Ultimately the best way to measure Frydenberg's popularity and compare it to Andrews would be to simply get YouGov to ask a Newspoll approval question for the Treasurer.  It's possible he'd do very well; he's delivered two well-regarded Budgets and has few political enemies compared to some on the right of the party.  Instead, the article as published went with a silly tactic of presenting any evidence, however irrelevant, rather than the writer just admitting he had nothing.

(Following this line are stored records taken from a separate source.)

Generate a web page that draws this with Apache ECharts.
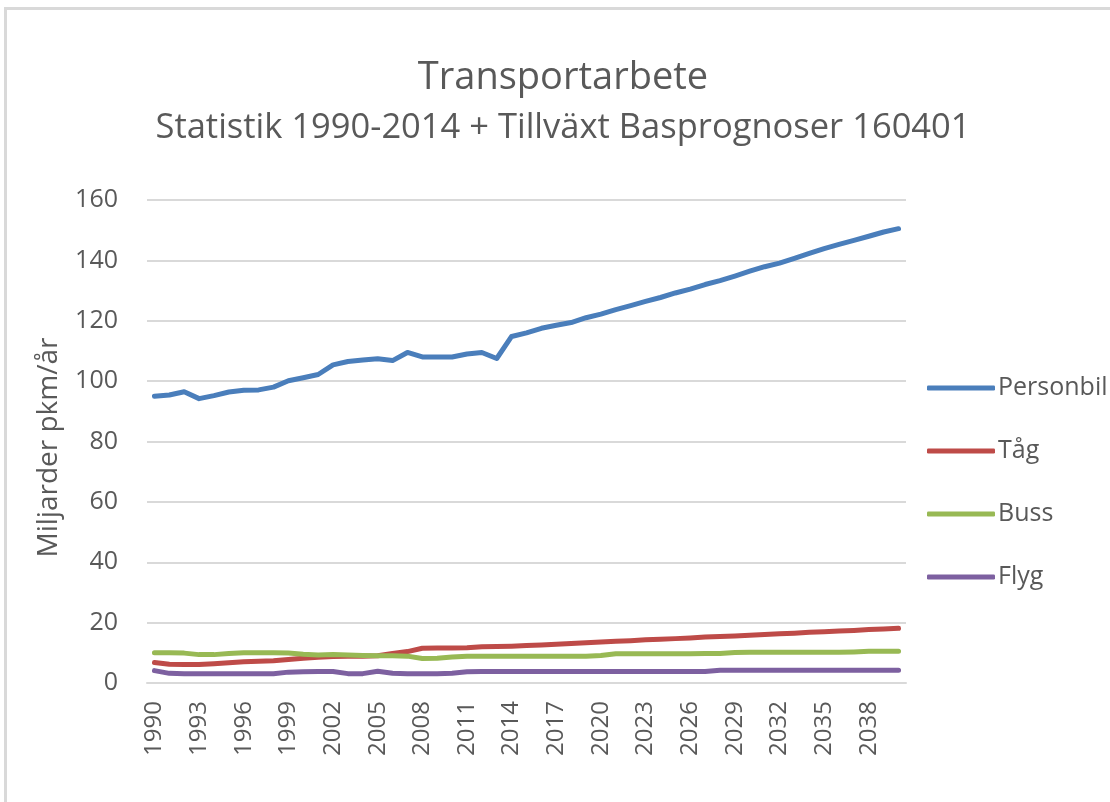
<!DOCTYPE html>
<html>
<head>
<meta charset="utf-8">
<script src="https://cdn.jsdelivr.net/npm/echarts@6/dist/echarts.min.js"></script>
<style>
  html, body { margin: 0; padding: 0; background: #fff; }
  #chart { width: 1110px; height: 802px; }
  #frame {
    position: absolute; left: 4px; top: 7px; right: 0; bottom: 0;
    border-top: 3px solid #d9d9d9; border-left: 3px solid #d9d9d9;
    pointer-events: none;
  }
</style>
</head>
<body>
<div id="chart"></div>
<div id="frame"></div>
<script>
// years on the x axis
const years = [
  "1990","1991","1992","1993","1994","1995","1996","1997","1998","1999",
  "2000","2001","2002","2003","2004","2005","2006","2007","2008","2009",
  "2010","2011","2012","2013","2014","2015","2016","2017","2018","2019",
  "2020","2021","2022","2023","2024","2025","2026","2027","2028","2029",
  "2030","2031","2032","2033","2034","2035","2036","2037","2038","2039",
  "2040"
];

// miljarder pkm/år
const personbil = [
  95.0, 95.4, 96.5, 94.2, 95.2, 96.4, 97.0, 97.1, 98.0, 100.1,
  101.1, 102.2, 105.4, 106.5, 107.0, 107.4, 106.8, 109.5, 108.0, 108.0,
  108.0, 109.0, 109.5, 107.5, 114.8, 116.0, 117.5, 118.5, 119.4, 121.0,
  122.2, 123.7, 125.0, 126.4, 127.7, 129.2, 130.5, 132.0, 133.3, 134.8,
  136.4, 137.9, 139.1, 140.7, 142.3, 143.9, 145.3, 146.6, 148.0, 149.4,
  150.5
];
const tag = [
  6.8, 6.2, 6.1, 6.1, 6.4, 6.7, 7.0, 7.2, 7.4, 7.8,
  8.2, 8.5, 8.8, 8.9, 8.9, 9.0, 9.8, 10.4, 11.5, 11.6,
  11.6, 11.7, 12.0, 12.1, 12.2, 12.4, 12.6, 12.8, 13.1, 13.3,
  13.6, 13.8, 14.0, 14.3, 14.5, 14.7, 14.9, 15.2, 15.4, 15.6,
  15.8, 16.1, 16.3, 16.5, 16.8, 17.0, 17.2, 17.4, 17.7, 17.9,
  18.1
];
const buss = [
  10.0, 10.0, 9.9, 9.4, 9.4, 9.8, 10.0, 10.0, 10.0, 9.9,
  9.5, 9.3, 9.4, 9.3, 9.1, 9.0, 9.0, 8.9, 8.1, 8.2,
  8.6, 8.9, 8.9, 8.9, 8.9, 8.9, 8.9, 8.9, 8.9, 8.9,
  9.1, 9.7, 9.7, 9.7, 9.7, 9.7, 9.7, 9.8, 9.8, 10.1,
  10.2, 10.2, 10.2, 10.2, 10.2, 10.2, 10.2, 10.3, 10.5, 10.5,
  10.5
];
const flyg = [
  4.1, 3.2, 3.1, 3.1, 3.1, 3.1, 3.1, 3.1, 3.1, 3.6,
  3.7, 3.8, 3.8, 3.1, 3.1, 3.9, 3.2, 3.1, 3.1, 3.1,
  3.2, 3.7, 3.8, 3.8, 3.8, 3.8, 3.8, 3.8, 3.8, 3.8,
  3.8, 3.8, 3.8, 3.8, 3.8, 3.8, 3.8, 3.8, 4.2, 4.2,
  4.2, 4.2, 4.2, 4.2, 4.2, 4.2, 4.2, 4.2, 4.2, 4.2,
  4.2
];

const seriesNames = ["Personbil", "Tåg", "Buss", "Flyg"];
const seriesColors = ["#4a7ebb", "#be4b48", "#98b954", "#7d60a0"];
const seriesData = [personbil, tag, buss, flyg];

const FONT = "Open Sans";
const TEXT = "#595959";
const GRID = "#d9d9d9";

const chart = echarts.init(document.getElementById("chart"));

chart.setOption({
  animation: false,
  textStyle: { fontFamily: FONT, color: TEXT },
  title: [
    {
      text: "Transportarbete",
      left: 558, top: 54, textAlign: "center",
      textStyle: { fontFamily: FONT, fontSize: 38, fontWeight: "normal", color: TEXT }
    },
    {
      text: "Statistik 1990-2014 + Tillväxt Basprognoser 160401",
      left: 558, top: 106, textAlign: "center",
      textStyle: { fontFamily: FONT, fontSize: 34.5, fontWeight: "normal", color: TEXT }
    }
  ],
  legend: {
    orient: "vertical",
    left: 922, top: 368,
    itemWidth: 68, itemHeight: 5, itemGap: 33,
    icon: "roundRect",
    data: seriesNames,
    textStyle: { fontFamily: FONT, fontSize: 25, color: TEXT, lineHeight: 30, padding: [0, 0, 0, -2] }
  },
  grid: { left: 147, right: 204, top: 200, bottom: 119, containLabel: false },
  xAxis: {
    type: "category",
    data: years,
    boundaryGap: true,
    axisLine: { lineStyle: { color: GRID, width: 2 } },
    axisTick: { show: false },
    axisLabel: {
      interval: 2, rotate: 90, margin: 18,
      fontFamily: FONT, fontSize: 24, color: TEXT
    }
  },
  yAxis: {
    type: "value",
    min: 0, max: 160, interval: 20,
    name: "Miljarder pkm/år",
    nameLocation: "middle",
    nameGap: 84,
    nameTextStyle: { fontFamily: FONT, fontSize: 28, color: TEXT, padding: [0, 12, 0, 0] },
    axisLine: { show: false },
    axisTick: { show: false },
    axisLabel: { margin: 29, fontFamily: FONT, fontSize: 25, color: TEXT },
    splitLine: { lineStyle: { color: GRID, width: 2 } }
  },
  series: seriesNames.map((name, i) => ({
    name,
    type: "line",
    data: seriesData[i],
    symbol: "none",
    color: seriesColors[i],
    lineStyle: { width: 5, color: seriesColors[i], cap: "round", join: "round" }
  }))
});
</script>
</body>
</html>
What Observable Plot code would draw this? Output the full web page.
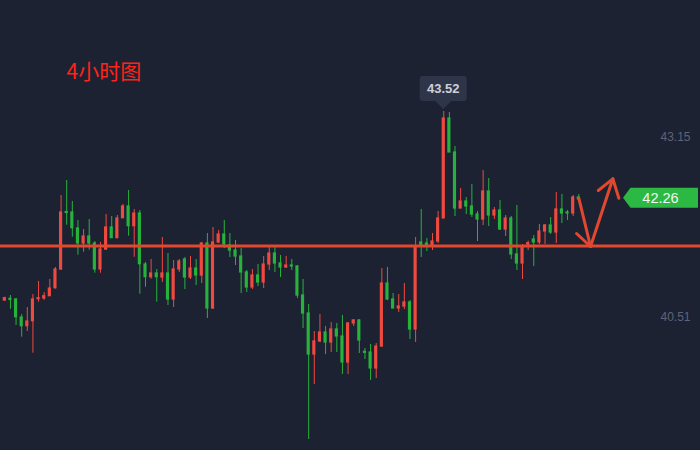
<!DOCTYPE html>
<html><head><meta charset="utf-8">
<script src="https://cdn.jsdelivr.net/npm/d3@7"></script>
<script src="https://cdn.jsdelivr.net/npm/@observablehq/plot@0.6"></script>
<style>
html,body{margin:0;padding:0;background:#1d2233;}
#chart{width:700px;height:450px;overflow:hidden;}
</style>
</head><body><div id="chart"></div>
<script>
// ---- data (prices) ----
const open = [40.759,40.784,40.774,40.510,40.382,40.455,40.778,40.788,40.822,40.939,
41.214,42.057,42.050,41.815,41.595,41.698,41.595,41.214,41.507,41.830,
41.673,41.966,42.138,41.849,42.035,41.287,41.101,41.155,41.096,41.155,
40.774,41.214,41.360,41.096,41.228,41.126,41.595,40.642,41.610,41.727,
41.566,41.492,41.404,41.170,40.950,41.126,41.023,41.287,41.448,41.302,
41.243,41.272,41.258,40.832,40.568,39.967,40.158,40.290,40.143,40.334,
40.231,39.850,40.422,40.466,40.006,39.996,39.762,40.084,41.008,40.774,
40.642,40.671,40.730,40.334,41.610,41.595,41.566,41.624,41.962,43.428,
42.930,42.108,42.211,42.138,42.020,41.947,42.358,42.006,42.079,41.800,
41.962,41.434,41.302,41.580,41.654,41.610,41.771,41.859,41.756,42.094,
42.050,42.035,42.270];
const close = [40.793,40.766,40.514,40.382,40.451,40.774,40.793,40.822,40.935,41.214,
42.050,42.042,41.819,41.595,41.698,41.595,41.214,41.507,41.830,41.673,
41.962,42.138,41.849,42.035,41.291,41.101,41.155,41.101,41.155,40.774,
41.214,41.331,41.096,41.228,41.126,41.595,40.642,41.610,41.727,41.580,
41.492,41.404,41.170,40.950,41.126,41.023,41.287,41.448,41.302,41.243,
41.272,41.258,40.832,40.568,39.967,40.158,40.290,40.143,40.334,40.231,
39.850,40.422,40.466,40.172,39.992,39.762,40.084,41.008,40.774,40.642,
40.671,40.730,40.334,41.536,41.551,41.551,41.624,41.962,43.428,42.930,
42.108,42.211,42.138,42.020,41.947,42.358,42.006,42.079,41.800,41.962,
41.434,41.302,41.536,41.599,41.610,41.771,41.859,41.756,42.094,42.035,
42.035,42.270,42.241];
const high = [40.807,40.832,40.788,40.554,40.656,40.847,41.038,40.876,41.067,41.243,
42.299,42.519,42.211,41.932,41.800,41.947,41.624,41.610,42.020,41.991,
42.006,42.167,42.372,42.094,42.079,41.316,41.360,41.214,41.683,41.448,
41.346,41.360,41.390,41.404,41.360,41.610,41.742,41.830,41.786,41.932,
41.742,41.639,41.522,41.199,41.214,41.287,41.404,41.551,41.551,41.419,
41.404,41.360,41.272,41.067,40.700,40.304,40.554,40.378,40.436,40.422,
40.539,40.436,40.480,40.480,40.055,40.114,40.128,41.228,41.243,40.862,
40.847,41.008,40.759,41.683,42.094,41.668,41.742,42.064,43.531,43.516,
43.018,42.402,42.270,42.460,42.064,42.666,42.548,42.123,42.226,42.006,
41.991,42.152,41.580,41.629,41.712,41.874,41.874,41.976,42.343,42.314,
42.079,42.299,42.314];
const low = [40.744,40.631,40.392,40.221,40.304,39.986,40.734,40.763,40.818,40.925,
41.199,41.863,41.687,41.423,41.467,41.497,41.159,41.159,41.492,41.673,
41.673,41.966,41.702,41.394,40.851,40.954,41.071,40.734,41.023,40.686,
40.656,41.170,40.920,41.067,40.979,41.008,40.495,40.627,41.595,41.522,
41.390,41.272,40.862,40.876,40.920,40.964,40.935,41.199,41.170,41.096,
41.228,41.199,40.788,40.348,38.720,39.527,40.143,39.967,39.996,39.996,
39.674,39.674,40.378,39.982,39.894,39.586,39.615,40.070,40.759,40.642,
40.583,40.627,40.187,40.143,41.390,41.478,41.492,41.595,41.962,42.930,
41.991,42.108,42.020,41.976,41.624,41.859,41.844,41.947,41.786,41.698,
41.360,41.199,41.067,41.492,41.258,41.580,41.580,41.727,41.595,41.888,
41.932,41.991,42.196];

const yTickValues = [43.15, 40.51];
const yTickLabels = ["43.15", "40.51"];
const supportLevel = [41.558];
const peakIndex = [78];
const peakLabel = ["43.52"];
const lastPrice = [42.26];
const lastLabel = ["42.26"];
const titleText = ["4小时图"];
// hand-drawn arrows: segment id, bar index, price
const arrowSeg = ["a","a","b","b","c","c","d","d","d"];
const arrowX   = [102.0,104.09, 101.6,104.09, 104.09,108.05, 105.46,108.05,109.12];
const arrowY   = [42.259,41.551, 41.742,41.551, 41.551,42.544, 42.372,42.544,42.259];

// ---- tables ----
const bars = open.map((o, i) => ({i, open: o, close: close[i], high: high[i], low: low[i], up: close[i] > o}));
const arrows = arrowSeg.map((s, i) => ({seg: s, x: arrowX[i], y: arrowY[i]}));

const RED = "#ef4a3f", GREEN = "#27b33b", LINE = "#e2482d";
const NUMFONT = "'Liberation Sans', Arial, sans-serif";

function peakTip(index, scales, values, dimensions) {
  const g = d3.create("svg:g");
  const i = peakIndex[0];
  const cx = scales.x(i), cy = scales.y(high[i]);
  const bottom = cy - 10, top = cy - 35;
  g.append("rect").attr("x", cx - 23.5).attr("y", top).attr("width", 47).attr("height", bottom - top)
    .attr("rx", 3).attr("fill", "#2e3548");
  g.append("path").attr("d", `M${cx-8.5},${bottom-0.5}L${cx+8.5},${bottom-0.5}L${cx},${cy-2}Z`).attr("fill", "#2e3548");
  g.append("text").attr("x", cx).attr("y", (top + bottom) / 2).attr("text-anchor", "middle")
    .attr("dominant-baseline", "central").attr("fill", "#cdd1da").attr("font-size", 13)
    .attr("font-weight", 700).attr("font-family", NUMFONT).text(peakLabel[0]);
  return g.node();
}

function priceTag(index, scales, values, dimensions) {
  const g = d3.create("svg:g");
  const cy = scales.y(lastPrice[0]);
  const W = dimensions.width;
  const r = W - 2, l = W - 69.5, tip = W - 77;
  g.append("path").attr("d", `M${tip},${cy}L${l},${cy-10}L${r},${cy-10}L${r},${cy+10}L${l},${cy+10}Z`).attr("fill", "#2bb944");
  g.append("text").attr("x", W - 39.5).attr("y", cy).attr("text-anchor", "middle")
    .attr("dominant-baseline", "central").attr("fill", "#f4f6f4").attr("font-size", 14.5)
    .attr("font-family", NUMFONT).text(lastLabel[0]);
  return g.node();
}

const chart = Plot.plot({
  width: 700,
  height: 450,
  margin: 0,
  style: {background: "#1d2233", overflow: "hidden"},
  x: {type: "linear", domain: [0, 102], range: [4.3, 578.3], axis: null},
  y: {type: "linear", domain: [38.559, 45.159], range: [450, 0], axis: null},
  marks: [
    Plot.ruleX(bars, {x: "i", y1: "low", y2: "high", stroke: d => d.up ? RED : GREEN, strokeWidth: 1}),
    Plot.rect(bars, {x1: d => d.i - 0.28, x2: d => d.i + 0.28, y1: "open", y2: "close",
      fill: d => d.up ? RED : GREEN, insetTop: -0.6, insetBottom: -0.6}),
    Plot.ruleY(supportLevel, {stroke: LINE, strokeWidth: 3}),
    Plot.line(arrows, {x: "x", y: "y", z: "seg", stroke: LINE, strokeWidth: 3,
      strokeLinecap: "round", strokeLinejoin: "round", curve: "linear"}),
    Plot.text(yTickValues, {y: d => d, text: (d, i) => yTickLabels[i], frameAnchor: "right", dx: -10,
      textAnchor: "end", fill: "#5e6477", fontSize: 12, fontFamily: NUMFONT}),
    Plot.text(titleText, {frameAnchor: "top-left", dx: 66, dy: 72, textAnchor: "start", lineAnchor: "middle",
      fill: "#ff2418", fontSize: 21, fontFamily: "'Noto Sans CJK SC', sans-serif", text: d => d}),
    peakTip,
    priceTag
  ]
});
document.getElementById("chart").appendChild(chart);
</script>
</body></html>
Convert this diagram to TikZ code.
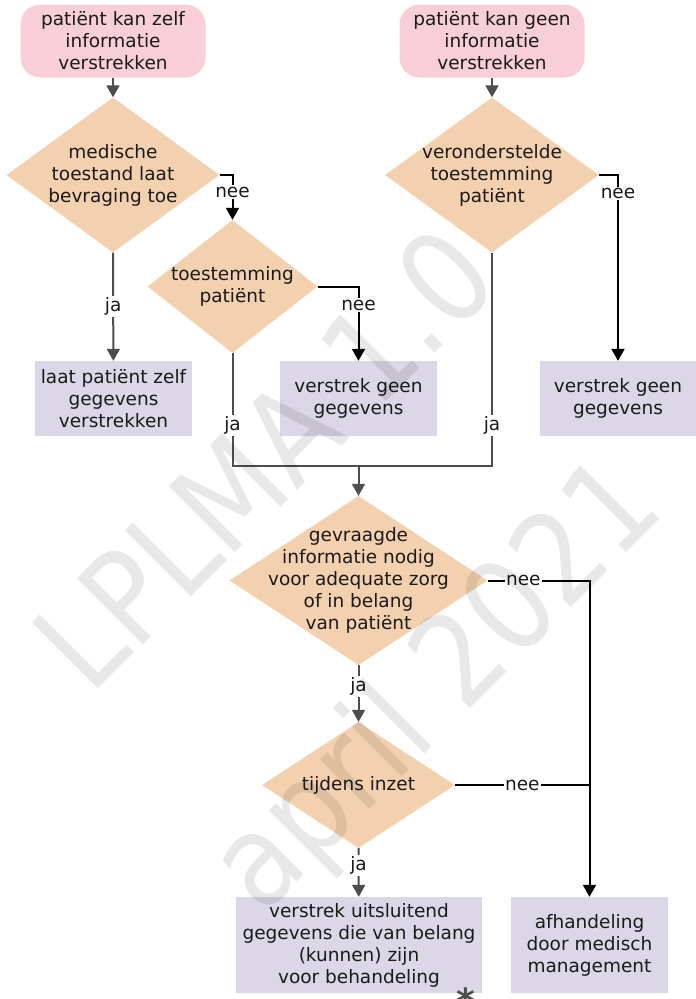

Nasty Seat Polls For Labor - Sort-Of

Another piece of media silliness came from Nine News on 18 October - and it's even earned a place in my hall of shame for ratioed tweets, with a fitting ratio of 6.66.  The report announced "polls revealed he'd [PM Morrison] win in a landslide, if votes were cast tonight".  At least for once the "private research" was described as "given", rather than leaked, but it hardly supported the claim.  Rather, this is two seat polls by Redbridge, who have produced a large volume of interesting research but have not yet attempted any publicly testable election forecasts that I'm aware of, and apparently these polls show 10%-ish swings against Labor in Macquarie and Dobell.  That's two seats, not 151, and you don't use seat polling (with its poor Australian track record) to measure the national mood (not even after the 2019 polling failure).  It's unlikely but not impossible that two seats would show swings of this size while there was more or less no swing nationwide (as Newspoll and Essential have had it) - double-digit 2PP swings did occur in a few seats at the federal election.  Sloppily, these results have been reported by Nine without full primary figures or sample size results.  

The Council Arrives

Finally, it is pleasing to report the formation of the Australian Polling Council, by YouGov (which also administers Newspoll), Essential, uComms, Ipsos, Lonergan, Telereach and JWS.  They've pretty much collected the full set there, except for Morgan.  Hopefully the start of an improvement in Australian poll transparency and reporting, which cannot come soon enough!

I may update this article with notes on the next Newspoll if there is anything of note to see there.